— What is asked —
Copy out all the lines exactly. Omit pictures.

--- Start of Data listing ---

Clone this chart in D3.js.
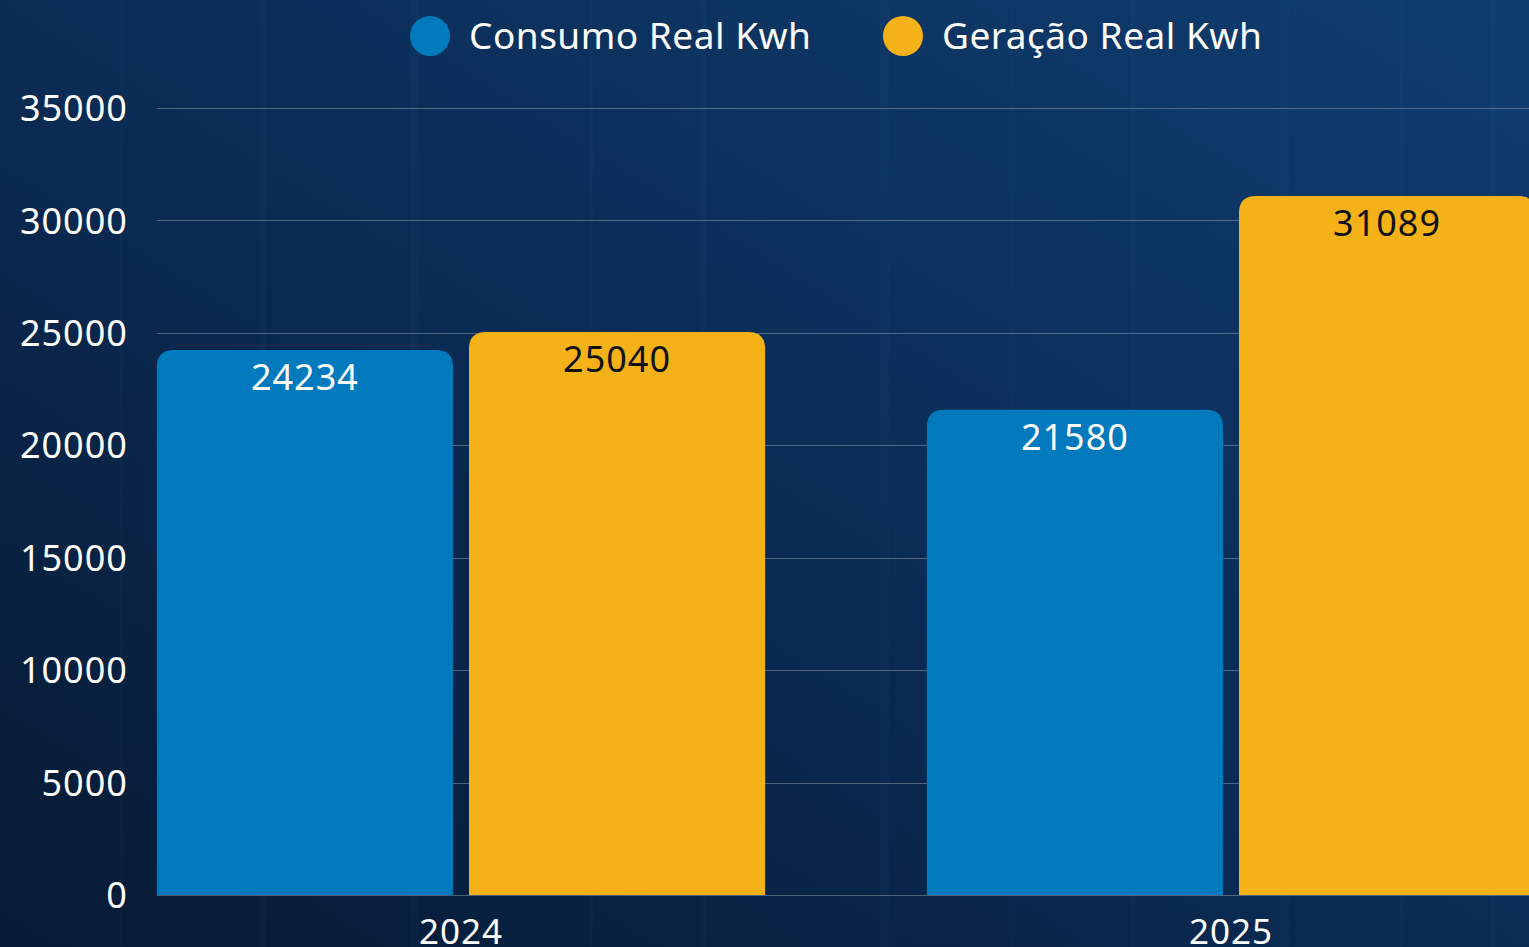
<!DOCTYPE html>
<html>
<head>
<meta charset="utf-8">
<script src="https://cdn.jsdelivr.net/npm/d3@7"></script>
<style>
  html, body { margin: 0; padding: 0; background: #082245; overflow: hidden; }
  svg { display: block; font-family: "Noto Sans", "Open Sans", sans-serif; }
</style>
</head>
<body>
<svg id="chart" width="1529" height="947"></svg>
<script>
// data
var years = ["2024", "2025"];
var seriesNames = ["Consumo Real Kwh", "Geração Real Kwh"];
var consumo = [24234, 21580];
var geracao = [25040, 31089];
var yTicks = [0, 5000, 10000, 15000, 20000, 25000, 30000, 35000];

var colors = ["#0079bd", "#f5b118"];
var labelColors = ["#ffffff", "#111111"];
var fontFam = '"Noto Sans", "Open Sans", sans-serif';

var W = 1529, H = 947;
var svg = d3.select("#chart");

// background
var defs = svg.append("defs");
var bg = defs.append("linearGradient").attr("id", "bg")
    .attr("x1", "0").attr("y1", "1").attr("x2", "1").attr("y2", "0");
bg.append("stop").attr("offset", "0%").attr("stop-color", "#061a33");
bg.append("stop").attr("offset", "45%").attr("stop-color", "#0a2a52");
bg.append("stop").attr("offset", "100%").attr("stop-color", "#0f3d70");
svg.append("rect").attr("width", W).attr("height", H).attr("fill", "url(#bg)");

// faint texture lines
var tex = svg.append("g").attr("opacity", 0.025);
[120, 260, 410, 590, 700, 880, 1010, 1130, 1280, 1400, 1490].forEach(function(x, i) {
  tex.append("rect").attr("x", x).attr("y", 0).attr("width", 3 + (i % 3) * 3).attr("height", H).attr("fill", "#6fa8e0");
});

// scales
var x0 = d3.scaleBand().domain(years).range([76, 1616]).paddingInner(0.21).paddingOuter(0.105);
var x1 = d3.scaleBand().domain(seriesNames).range([0, x0.bandwidth()]).paddingInner(0.0513);
var y = d3.scaleLinear().domain([0, 35000]).range([895, 108]);

var plotLeft = x0(years[0]);

// gridlines
svg.append("g").selectAll("line")
    .data(yTicks)
  .enter().append("line")
    .attr("x1", plotLeft)
    .attr("x2", W)
    .attr("y1", function(d) { return Math.round(y(d)) + 0.5; })
    .attr("y2", function(d) { return Math.round(y(d)) + 0.5; })
    .attr("stroke", "rgba(255,255,255,0.28)")
    .attr("stroke-width", 1);

// y axis labels
svg.append("g")
    .attr("transform", "translate(" + (plotLeft - 29) + ",0)")
    .call(d3.axisLeft(y).tickValues(yTicks).tickSize(0).tickPadding(0).tickFormat(d3.format("d")))
    .attr("font-family", fontFam)
    .call(function(g) { g.select(".domain").remove(); })
    .selectAll("text")
    .attr("fill", "#ffffff")
    .attr("font-size", 36)
    .attr("letter-spacing", 1)
    .attr("dy", "0.35em");

// x axis labels
svg.append("g")
    .attr("transform", "translate(0,895)")
    .call(d3.axisBottom(x0).tickSize(0).tickPadding(0))
    .attr("font-family", fontFam)
    .call(function(g) { g.select(".domain").remove(); })
    .selectAll("text")
    .attr("fill", "#ffffff")
    .attr("font-size", 35)
    .attr("letter-spacing", 1)
    .attr("dy", "1.4em");

function roundTop(x, yTop, w, h, r) {
  r = Math.min(r, h, w / 2);
  return "M" + x + "," + (yTop + h) +
    "V" + (yTop + r) +
    "Q" + x + "," + yTop + " " + (x + r) + "," + yTop +
    "H" + (x + w - r) +
    "Q" + (x + w) + "," + yTop + " " + (x + w) + "," + (yTop + r) +
    "V" + (yTop + h) + "Z";
}

var rows = years.map(function(yr, i) {
  return { year: yr, values: [consumo[i], geracao[i]] };
});

var groups = svg.selectAll(".grp")
    .data(rows)
  .enter().append("g")
    .attr("class", "grp")
    .attr("transform", function(d) { return "translate(" + x0(d.year) + ",0)"; });

groups.selectAll("path")
    .data(function(d) { return d.values.map(function(v, j) { return { s: seriesNames[j], v: v, j: j }; }); })
  .enter().append("path")
    .attr("d", function(d) {
      return roundTop(x1(d.s), y(d.v), x1.bandwidth(), y(0) - y(d.v), 17);
    })
    .attr("fill", function(d) { return colors[d.j]; });

groups.selectAll("text.val")
    .data(function(d) { return d.values.map(function(v, j) { return { s: seriesNames[j], v: v, j: j }; }); })
  .enter().append("text")
    .attr("class", "val")
    .attr("x", function(d) { return x1(d.s) + x1.bandwidth() / 2; })
    .attr("y", function(d) { return y(d.v) + 40; })
    .attr("text-anchor", "middle")
    .attr("font-size", 36)
    .attr("letter-spacing", 1)
    .attr("fill", function(d) { return labelColors[d.j]; })
    .text(function(d) { return d.v; });

// legend
var legendX = [430, 903];
var legend = svg.selectAll(".legend")
    .data(seriesNames)
  .enter().append("g")
    .attr("class", "legend")
    .attr("transform", function(d, i) { return "translate(" + legendX[i] + ",36)"; });

legend.append("ellipse")
    .attr("rx", 20).attr("ry", 20)
    .attr("fill", function(d, i) { return colors[i]; });

legend.append("text")
    .attr("x", 39)
    .attr("dy", "0.35em")
    .attr("font-size", 37)
    .attr("letter-spacing", 0.5)
    .attr("fill", "#ffffff")
    .text(function(d) { return d; });
</script>
</body>
</html>
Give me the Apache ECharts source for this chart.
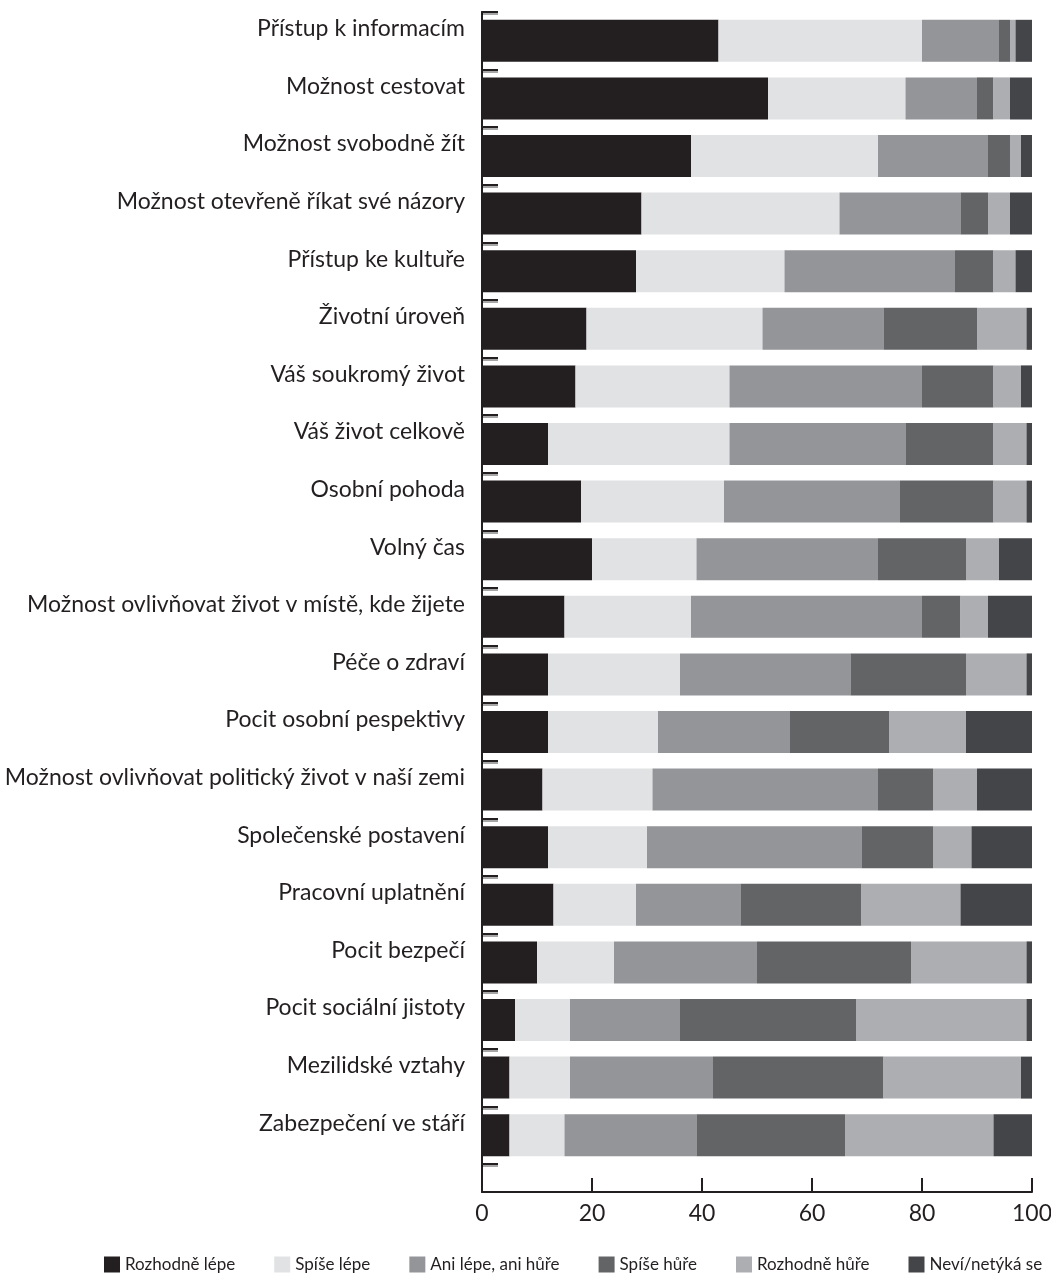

--- End of Data listing ---

— Finished exercise —
Clone this chart in D3.js.
<!DOCTYPE html>
<html>
<head>
<meta charset="utf-8">
<script src="https://cdn.jsdelivr.net/npm/d3@7"></script>
<style>
  html, body { margin: 0; padding: 0; background: #082245; overflow: hidden; }
  svg { display: block; font-family: "Noto Sans", "Open Sans", sans-serif; }
</style>
</head>
<body>
<svg id="chart" width="1529" height="947"></svg>
<script>
// data
var years = ["2024", "2025"];
var seriesNames = ["Consumo Real Kwh", "Geração Real Kwh"];
var consumo = [24234, 21580];
var geracao = [25040, 31089];
var yTicks = [0, 5000, 10000, 15000, 20000, 25000, 30000, 35000];

var colors = ["#0079bd", "#f5b118"];
var labelColors = ["#ffffff", "#111111"];
var fontFam = '"Noto Sans", "Open Sans", sans-serif';

var W = 1529, H = 947;
var svg = d3.select("#chart");

// background
var defs = svg.append("defs");
var bg = defs.append("linearGradient").attr("id", "bg")
    .attr("x1", "0").attr("y1", "1").attr("x2", "1").attr("y2", "0");
bg.append("stop").attr("offset", "0%").attr("stop-color", "#061a33");
bg.append("stop").attr("offset", "45%").attr("stop-color", "#0a2a52");
bg.append("stop").attr("offset", "100%").attr("stop-color", "#0f3d70");
svg.append("rect").attr("width", W).attr("height", H).attr("fill", "url(#bg)");

// faint texture lines
var tex = svg.append("g").attr("opacity", 0.025);
[120, 260, 410, 590, 700, 880, 1010, 1130, 1280, 1400, 1490].forEach(function(x, i) {
  tex.append("rect").attr("x", x).attr("y", 0).attr("width", 3 + (i % 3) * 3).attr("height", H).attr("fill", "#6fa8e0");
});

// scales
var x0 = d3.scaleBand().domain(years).range([76, 1616]).paddingInner(0.21).paddingOuter(0.105);
var x1 = d3.scaleBand().domain(seriesNames).range([0, x0.bandwidth()]).paddingInner(0.0513);
var y = d3.scaleLinear().domain([0, 35000]).range([895, 108]);

var plotLeft = x0(years[0]);

// gridlines
svg.append("g").selectAll("line")
    .data(yTicks)
  .enter().append("line")
    .attr("x1", plotLeft)
    .attr("x2", W)
    .attr("y1", function(d) { return Math.round(y(d)) + 0.5; })
    .attr("y2", function(d) { return Math.round(y(d)) + 0.5; })
    .attr("stroke", "rgba(255,255,255,0.28)")
    .attr("stroke-width", 1);

// y axis labels
svg.append("g")
    .attr("transform", "translate(" + (plotLeft - 29) + ",0)")
    .call(d3.axisLeft(y).tickValues(yTicks).tickSize(0).tickPadding(0).tickFormat(d3.format("d")))
    .attr("font-family", fontFam)
    .call(function(g) { g.select(".domain").remove(); })
    .selectAll("text")
    .attr("fill", "#ffffff")
    .attr("font-size", 36)
    .attr("letter-spacing", 1)
    .attr("dy", "0.35em");

// x axis labels
svg.append("g")
    .attr("transform", "translate(0,895)")
    .call(d3.axisBottom(x0).tickSize(0).tickPadding(0))
    .attr("font-family", fontFam)
    .call(function(g) { g.select(".domain").remove(); })
    .selectAll("text")
    .attr("fill", "#ffffff")
    .attr("font-size", 35)
    .attr("letter-spacing", 1)
    .attr("dy", "1.4em");

function roundTop(x, yTop, w, h, r) {
  r = Math.min(r, h, w / 2);
  return "M" + x + "," + (yTop + h) +
    "V" + (yTop + r) +
    "Q" + x + "," + yTop + " " + (x + r) + "," + yTop +
    "H" + (x + w - r) +
    "Q" + (x + w) + "," + yTop + " " + (x + w) + "," + (yTop + r) +
    "V" + (yTop + h) + "Z";
}

var rows = years.map(function(yr, i) {
  return { year: yr, values: [consumo[i], geracao[i]] };
});

var groups = svg.selectAll(".grp")
    .data(rows)
  .enter().append("g")
    .attr("class", "grp")
    .attr("transform", function(d) { return "translate(" + x0(d.year) + ",0)"; });

groups.selectAll("path")
    .data(function(d) { return d.values.map(function(v, j) { return { s: seriesNames[j], v: v, j: j }; }); })
  .enter().append("path")
    .attr("d", function(d) {
      return roundTop(x1(d.s), y(d.v), x1.bandwidth(), y(0) - y(d.v), 17);
    })
    .attr("fill", function(d) { return colors[d.j]; });

groups.selectAll("text.val")
    .data(function(d) { return d.values.map(function(v, j) { return { s: seriesNames[j], v: v, j: j }; }); })
  .enter().append("text")
    .attr("class", "val")
    .attr("x", function(d) { return x1(d.s) + x1.bandwidth() / 2; })
    .attr("y", function(d) { return y(d.v) + 40; })
    .attr("text-anchor", "middle")
    .attr("font-size", 36)
    .attr("letter-spacing", 1)
    .attr("fill", function(d) { return labelColors[d.j]; })
    .text(function(d) { return d.v; });

// legend
var legendX = [430, 903];
var legend = svg.selectAll(".legend")
    .data(seriesNames)
  .enter().append("g")
    .attr("class", "legend")
    .attr("transform", function(d, i) { return "translate(" + legendX[i] + ",36)"; });

legend.append("ellipse")
    .attr("rx", 20).attr("ry", 20)
    .attr("fill", function(d, i) { return colors[i]; });

legend.append("text")
    .attr("x", 39)
    .attr("dy", "0.35em")
    .attr("font-size", 37)
    .attr("letter-spacing", 0.5)
    .attr("fill", "#ffffff")
    .text(function(d) { return d; });
</script>
</body>
</html>
Give me the Apache ECharts source for this chart.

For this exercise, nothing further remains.